Of 146 women in the cross-sectional study, 12% had postpartum depression at the 6-week visit as measured by the Edinburgh Postnatal Depression Scale. At that time, those with depression had a fourfold increase in overall and subscale scores on the Urge-Incontinence Impact Questionnaire (UIIQ), compared with nondepressed women.
This finding suggests depressed patients have more symptoms and a greater impact on their lives from urge urinary incontinence, Dee Fenner, M.D., said.
Depressed and nondepressed patients were similar in age, race, parity, and body mass index. On multivariate analysis, depression scores were shown to be affected by UIIQ score, smoking, and infant feeding mode (bottle vs. breast). But urge incontinence symptoms had the greatest effect on depression scores.

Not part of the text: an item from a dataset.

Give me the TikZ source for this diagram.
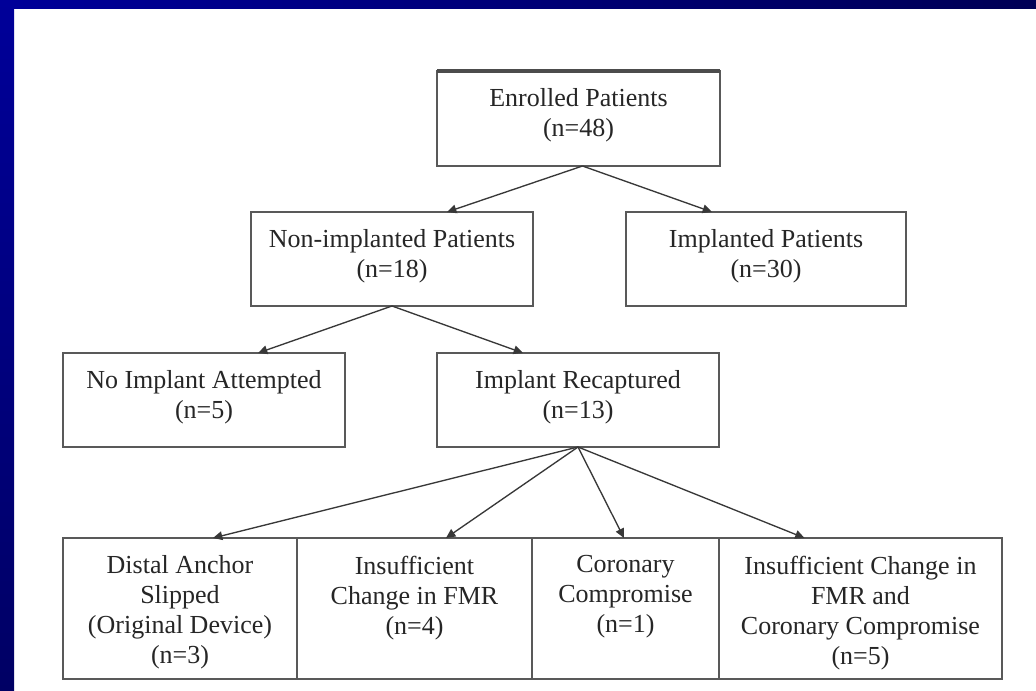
\documentclass[tikz,border=0pt]{standalone}
\usepackage{fontspec}
\setmainfont{Liberation Serif}
\usetikzlibrary{arrows.meta,calc}
\def\pxl{0.75pt}
\definecolor{bluetl}{RGB}{0,0,153}
\definecolor{bluetr}{RGB}{0,0,85}
\definecolor{bluebl}{RGB}{0,0,100}
\begin{document}
\begin{tikzpicture}[x=0.75pt,y=-0.75pt,
  box/.style={draw=black!65, line width=1.2pt, inner sep=0pt, outer sep=0pt},
  txt/.style={align=center, anchor=north, inner sep=0pt, text=black!85,
    font=\fontsize{19.5}{22.5}\selectfont},
  arr/.style={draw=black!78, line width=1pt, -{Triangle[length=7pt,width=6.5pt]}}]
\useasboundingbox (0,0) rectangle (1036,691);
\fill[white] (0,0) rectangle (1036,691);
\shade[left color=bluetl, right color=bluetr] (0,0) rectangle (1036,9);
\shade[top color=bluetl, bottom color=bluebl] (0,0) rectangle (14,691);

% boxes
\node[box, minimum width=283*\pxl, minimum height=95*\pxl] (enr) at (578.5,118.5) {};
\node[box, minimum width=282*\pxl, minimum height=94*\pxl] (non) at (392,259) {};
\node[box, minimum width=280*\pxl, minimum height=94*\pxl] (imp) at (766,259) {};
\node[box, minimum width=282*\pxl, minimum height=94*\pxl] (noi) at (204,400) {};
\node[box, minimum width=282*\pxl, minimum height=94*\pxl] (rec) at (578,400) {};
\node[box, minimum width=234*\pxl, minimum height=141*\pxl] (c1) at (180,608.5) {};
\node[box, minimum width=235*\pxl, minimum height=141*\pxl] (c2) at (414.5,608.5) {};
\node[box, minimum width=187*\pxl, minimum height=141*\pxl] (c3) at (625.5,608.5) {};
\node[box, minimum width=283*\pxl, minimum height=141*\pxl] (c4) at (860.5,608.5) {};
\draw[black!70, line width=2.4pt] (enr.north west) -- (enr.north east);

% texts
\node[txt] (tenr) at ($(enr.north)+(0,17.5)$) {Enrolled Patients\\(n=48)};
\node[txt] (tnon) at ($(non.north)+(0,17.5)$) {Non-implanted Patients\\(n=18)};
\node[txt] (timp) at ($(imp.north)+(0,17.5)$) {Implanted Patients\\(n=30)};
\node[txt] (tnoi) at ($(noi.north)+(0,17.5)$) {No Implant Attempted\\(n=5)};
\node[txt] (trec) at ($(rec.north)+(0,17.5)$) {Implant Recaptured\\(n=13)};
\node[txt] (tc1) at ($(c1.north)+(0,17.5)$) {Distal Anchor\\Slipped\\(Original Device)\\(n=3)};
\node[txt] (tc2) at ($(c2.north)+(0,17.5)$) {Insufficient\\Change in FMR\\(n=4)};
\node[txt] (tc3) at ($(c3.north)+(0,17.5)$) {Coronary\\Compromise\\(n=1)};
\node[txt] (tc4) at ($(c4.north)+(0,17.5)$) {Insufficient Change in\\FMR and\\Coronary Compromise\\(n=5)};

% connectors
\draw[arr] ($(enr.south)+(4,0)$) -- ($(non.north)+(55,0)$);
\draw[arr] ($(enr.south)+(4,0)$) -- ($(imp.north)+(-54,0)$);
\draw[arr] (non.south) -- ($(noi.north)+(54,0)$);
\draw[arr] (non.south) -- ($(rec.north)+(-55,0)$);
\draw[arr] (rec.south) -- ($(c1.north)+(33,0)$);
\draw[arr] (rec.south) -- ($(c2.north)+(31.5,0)$);
\draw[arr] (rec.south) -- ($(c3.north)+(-1.5,0)$);
\draw[arr] (rec.south) -- ($(c4.north)+(-56,0)$);
\end{tikzpicture}
\end{document}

In addition, depressed patients were more than twice as likely to have had a cesarean delivery, Dr. Fenner said.
That finding amplifies the association between urinary incontinence and postpartum depression because studies have shown women who have a C-section are less likely to develop urge urinary incontinence than are those who deliver vaginally, Dr. Fenner noted.
“We hope this will serve for future studies as a model to predict the onset of depression and to actually work out whether or not this is the depression causing the incontinence or the incontinence causing the depression,” she said.
The model could also aid in assessing the role of various markers, such as cortisol levels, hormone fluctuations, and neurotransmitters in depression and incontinence.